I’m sorry, but did you meet someone who told you that I was the reason on why we haven’t walked down the aisle? Further, have I introduced you to someone that I even thought was worthy to be Mr. Gibbs? Someone that I told you I could stomach for longer than 3 months? Let me save you time in thinking about it, the answer is NO! As for when I will get married, Jesus and I are still working out the details. When we come to a consensus, you will be the first to know…maybe.

While the matter of these questions is mostly light-hearted, please know there is some truth. Do you have any questions that annoy you?

Saturday, January 2, 2010

No more Superstitions


I grew up in the South, so every new year I stuff my face and my gut with collard greens and hoppin John. Together, I believed this meal would bring me money and good luck. Now, I want to preface by saying, that I am not complaining, but I just think that as much as I ate collard greens, I should be able to afford an iMac computer. You get my drift?

So for 2010, I decided to do things opposite as I have done in the past. I wanted to prove that I don’t believe in Superstitions and instead rely on my faith in God. Therefore, I rang in my new year, at home, alone. No friends, no family, no champagne. My house was not as clean as it should have been, I had week-old sheets on my bed, clothes not hung up, floors not mopped or vacuumed. In addition, my car was not filled with gas and my Christmas tree and decorations were still up.

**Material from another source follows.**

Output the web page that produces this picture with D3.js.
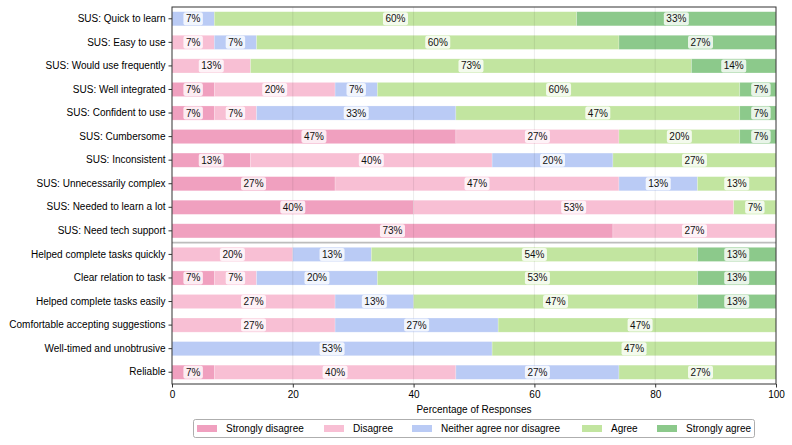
<!DOCTYPE html>
<html>
<head>
<meta charset="utf-8">
<script src="https://cdn.jsdelivr.net/npm/d3@7"></script>
<style>
  body { margin: 0; background: #fff; }
  text { font-family: "Liberation Sans", Arial, Helvetica, sans-serif; }
</style>
</head>
<body>
<script>
(function() {

  var categories = [
    "SUS: Quick to learn", "SUS: Easy to use", "SUS: Would use frequently", "SUS: Well integrated",
    "SUS: Confident to use", "SUS: Cumbersome", "SUS: Inconsistent", "SUS: Unnecessarily complex",
    "SUS: Needed to learn a lot", "SUS: Need tech support", "Helped complete tasks quickly",
    "Clear relation to task", "Helped complete tasks easily", "Comfortable accepting suggestions",
    "Well-timed and unobtrusive", "Reliable"
  ];
  var responses = ["Strongly disagree", "Disagree", "Neither agree nor disagree", "Agree", "Strongly agree"];
  var stronglyDisagree = [0, 0, 0, 7, 7, 47, 13, 27, 40, 73, 0, 7, 0, 0, 0, 7];
  var disagree         = [0, 7, 13, 20, 7, 27, 40, 47, 53, 27, 20, 7, 27, 27, 0, 40];
  var neutral          = [7, 7, 0, 7, 33, 0, 20, 13, 0, 0, 13, 20, 13, 27, 53, 27];
  var agree            = [60, 60, 73, 60, 47, 20, 27, 13, 7, 0, 54, 53, 47, 47, 47, 27];
  var stronglyAgree    = [33, 27, 14, 7, 7, 7, 0, 0, 0, 0, 13, 13, 13, 0, 0, 0];
  var xTicks = [0, 20, 40, 60, 80, 100];
  var colors = ["#f0a0bf", "#f8bfd4", "#bacbf5", "#c2e5a0", "#8cc98b"];
  var series = [stronglyDisagree, disagree, neutral, agree, stronglyAgree];

  var margin = {left: 172, top: 7, right: 16, bottom: 61};
  var width = 792, height = 445;
  var w = width - margin.left - margin.right;
  var h = height - margin.top - margin.bottom;

  var svg = d3.select("body").append("svg")
      .attr("width", width)
      .attr("height", height);

  var g = svg.append("g").attr("transform", "translate(" + margin.left + "," + margin.top + ")");

  var x = d3.scaleLinear().domain([0, 100]).range([0, w]);
  var y = d3.scaleBand().domain(categories).range([0, h]).paddingInner(0.4).paddingOuter(0.2);

  svg.append("defs").append("clipPath").attr("id", "plotclip")
    .append("rect").attr("width", w).attr("height", h);

  // stacked segments
  var segs = [];
  categories.forEach(function(c, i) {
    var start = 0;
    series.forEach(function(s, k) {
      var v = s[i];
      if (v > 0) segs.push({cat: c, k: k, x0: start, x1: start + v, v: v});
      start += v;
    });
  });

  var plot = g.append("g").attr("clip-path", "url(#plotclip)");

  plot.selectAll("rect.seg")
    .data(segs)
    .enter().append("rect")
      .attr("class", "seg")
      .attr("x", function(d) { return x(d.x0); })
      .attr("y", function(d) { return y(d.cat); })
      .attr("width", function(d) { return x(d.x1) - x(d.x0); })
      .attr("height", y.bandwidth())
      .attr("fill", function(d) { return colors[d.k]; })
      .attr("stroke", "rgba(255,255,255,0.35)")
      .attr("stroke-width", 0.6);

  // grid
  g.selectAll("line.grid")
    .data(xTicks.slice(1, -1))
    .enter().append("line")
      .attr("x1", function(d) { return x(d); })
      .attr("x2", function(d) { return x(d); })
      .attr("y1", 0).attr("y2", h)
      .attr("stroke", "rgba(0,0,0,0.1)")
      .attr("stroke-width", 0.8);

  // separator between SUS items and the rest
  var sepY = (y(categories[9]) + y.bandwidth() + y(categories[10])) / 2;
  g.append("line")
    .attr("x1", 0).attr("x2", w)
    .attr("y1", sepY).attr("y2", sepY)
    .attr("stroke", "#bdbdbd")
    .attr("stroke-width", 1.6);

  // value labels
  var lab = g.selectAll("g.lab")
    .data(segs)
    .enter().append("g")
      .attr("class", "lab")
      .attr("transform", function(d) {
        return "translate(" + x((d.x0 + d.x1) / 2) + "," + (y(d.cat) + y.bandwidth() / 2) + ")";
      });

  lab.append("rect").attr("class", "bg");
  lab.append("text")
    .attr("text-anchor", "middle")
    .attr("dy", "0.35em")
    .attr("font-size", 10)
    .attr("fill", "#111")
    .text(function(d) { return d.v + "%"; });

  lab.each(function() {
    var t = d3.select(this).select("text").node();
    var tw = t.getComputedTextLength();
    d3.select(this).select("rect")
      .attr("x", -tw / 2 - 2.5)
      .attr("y", -6.5)
      .attr("width", tw + 5)
      .attr("height", 13)
      .attr("rx", 2)
      .attr("fill", "rgba(255,255,255,0.8)");
  });

  // axes
  var xAxis = g.append("g")
    .attr("transform", "translate(0," + h + ")")
    .call(d3.axisBottom(x).tickValues(xTicks).tickSize(3.5).tickPadding(3));
  var yAxis = g.append("g")
    .call(d3.axisLeft(y).tickSize(3.5).tickPadding(3));

  [xAxis, yAxis].forEach(function(a) {
    a.select(".domain").remove();
    a.selectAll("text").attr("font-size", 10).attr("fill", "#000")
      .style("font-family", "'Liberation Sans', Arial, sans-serif");
    a.selectAll("line").attr("stroke", "#333");
  });

  // frame
  g.append("rect")
    .attr("width", w).attr("height", h)
    .attr("fill", "none")
    .attr("stroke", "#333")
    .attr("stroke-width", 1);

  g.append("text")
    .attr("x", w / 2)
    .attr("y", h + 25)
    .attr("dy", "0.35em")
    .attr("text-anchor", "middle")
    .attr("font-size", 10)
    .text("Percentage of Responses");

  // legend
  var legendX = [197, 324, 412, 582, 657];
  var legend = svg.append("g");
  legend.append("rect")
    .attr("x", 193.5).attr("y", 419.5)
    .attr("width", 561).attr("height", 18)
    .attr("rx", 2)
    .attr("fill", "#fff")
    .attr("stroke", "#999")
    .attr("stroke-width", 0.8);

  var items = legend.selectAll("g.item")
    .data(responses)
    .enter().append("g")
      .attr("class", "item")
      .attr("transform", function(d, i) { return "translate(" + legendX[i] + ",428.5)"; });

  items.append("rect")
    .attr("x", 0).attr("y", -3.5)
    .attr("width", 20).attr("height", 7)
    .attr("fill", function(d, i) { return colors[i]; });

  items.append("text")
    .attr("x", 29)
    .attr("dy", "0.35em")
    .attr("font-size", 10)
    .text(function(d) { return d; });

}());
</script>
</body>
</html>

It was a struggle to not do as I have been accustomed the past 29 years, but I am on a mission to prove a point. So stay with me. However, as hard as I tried not to continue my superstitious ways, there was one tradition that I just couldn’t afford to gamble with. And that is wearing red underwear to bring me love in the new year.

I have even contemplated wearing red underwear the entire month of January and February, just to ensure “I win in 2010”.